While this results in a lower mechanical effort in the printing press, it has the decisive disadvantage that the print image is not homogeneous. If images are printed that are made up of individual drops of for example different colour, the drops flow further apart after the impact on the surface. Thus, the right time between application and pinning or partial curing of the drops (for example by UV irradiation) must be found, so that the desired colour impression due to the surface covered after the flowing apart always remains the same. Such pinning processes are usually performed before the cycle transport step, as the transport step is connected with considerable acceleration, and the still low-viscosity aqueous ink can otherwise form drips by the inertia of the ink mass. At least an attempt is made to reduce the necessary cycle transport steps as far as possible. The respective colour layer could be printed cleanly in two steps and also pinned. Here, however, the fact is overlooked that exposed colour areas are pinned several times. The first of the colours applied in two steps is pinned twice, but the second one only once. The colour is no longer homogeneously the same for the following colour application, but it has two different properties through the different partial cure/the different pinning. These result in surface tension and adhesion of the subsequent colour.

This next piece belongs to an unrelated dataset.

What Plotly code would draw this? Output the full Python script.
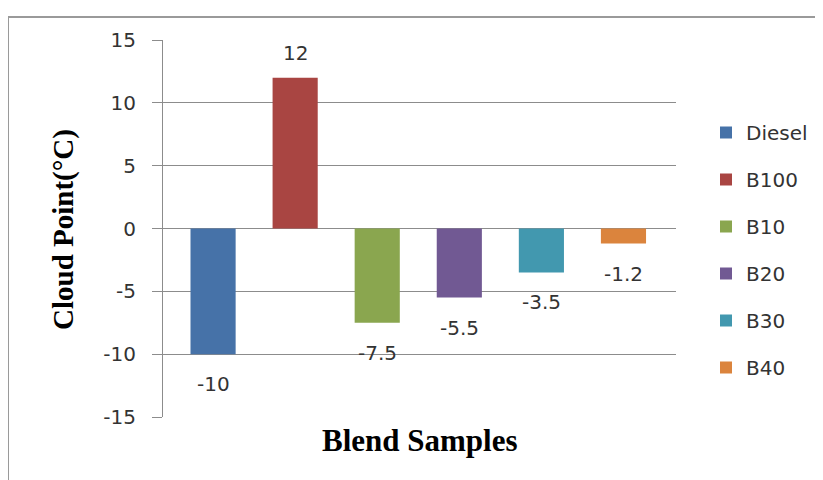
import plotly.graph_objects as go

samples = ["Diesel", "B100", "B10", "B20", "B30", "B40"]
cloud_point = [-10, 12, -7.5, -5.5, -3.5, -1.2]
colors = ["#4672A8", "#A94542", "#8AA64F", "#715993", "#4298AF", "#DB843D"]
y_ticks = [-15, -10, -5, 0, 5, 10, 15]

# page body has an 8px margin: work in figure coordinates (screen - 8)
OFF = 8
W, H = 823, 480
L, R, T, B = 163 - OFF, 676 - OFF, 40 - OFF, 417 - OFF

fig = go.Figure()
for i, (name, val, col) in enumerate(zip(samples, cloud_point, colors)):
    fig.add_trace(go.Bar(
        x=[name], y=[val], name=name, marker=dict(color=col, line=dict(width=0)),
        width=0.55, legendgroup=name, showlegend=True,
    ))
    fig.add_annotation(
        x=name, y=val, xref="x", yref="y", text=f"{val:g}", showarrow=False,
        yshift=25 if val > 0 else -30, yanchor="middle",
        font=dict(family="DejaVu Sans", size=20, color="#333333"),
    )

pw = R - L
ph = B - T
def px_x(p):
    return (p - OFF - L) / pw
def px_y(p):
    return (B - (p - OFF)) / ph

fig.add_annotation(
    xref="paper", yref="paper", x=px_x(63), y=px_y(230), text="<b>Cloud Point(°C)</b>",
    textangle=-90, showarrow=False, xanchor="center", yanchor="middle",
    font=dict(family="Liberation Serif", size=29, color="#000000"),
)
fig.add_annotation(
    xref="paper", yref="paper", x=px_x(420), y=px_y(440), text="<b>Blend Samples</b>",
    showarrow=False, xanchor="center", yanchor="middle",
    font=dict(family="Liberation Serif", size=31, color="#000000"),
)

# outer frame
fig.add_shape(type="rect", xref="paper", yref="paper",
              x0=px_x(8), x1=px_x(850), y0=px_y(500), y1=px_y(17),
              line=dict(color="#9a9a9a", width=2), layer="below")

fig.update_layout(
    width=W, height=H,
    margin=dict(l=L, r=W - R, t=T, b=H - B, pad=0),
    paper_bgcolor="white", plot_bgcolor="white",
    barmode="overlay",
    showlegend=True,
    legend=dict(
        x=px_x(706), y=px_y(113), xanchor="left", yanchor="top",
        font=dict(family="DejaVu Sans", size=20, color="#333333"),
        tracegroupgap=18, bgcolor="rgba(0,0,0,0)",
        itemsizing="constant",
    ),
    xaxis=dict(
        type="category", categoryorder="array", categoryarray=samples,
        range=[-0.61, 5.64], showticklabels=False, showgrid=False,
        zeroline=False, showline=False, ticks="",
    ),
    yaxis=dict(
        range=[-15, 15], tickvals=y_ticks, ticktext=[str(v) for v in y_ticks],
        showgrid=True, gridcolor="#8c8c8c", gridwidth=1,
        zeroline=True, zerolinecolor="#8c8c8c", zerolinewidth=1,
        showline=True, linecolor="#8c8c8c", linewidth=1,
        ticks="outside", ticklen=10, tickcolor="#8c8c8c",
        ticklabelstandoff=12,
        tickfont=dict(family="DejaVu Sans", size=20, color="#333333"),
    ),
)

fig.write_html("out.html")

Each additional curing changes the surface tension of a colour, and results, when subsequently printing with other colours, that these become either too hydrophilic or too hydrophobic. The drop of the colour to be applied later thus impinges a surface with different and not foreseen surface tensions and is thus not applied as reproducibly so that a good print image results. As UV colours cure by polymerization, it is important that they cross-link with the underlying colour layer. This is not ensured sufficiently if the underlying layer is already polymerized too much by two curing processes. The colours are then no longer cross-linked, but only lie on top of each other, which is reflected in reduced colour adhesion.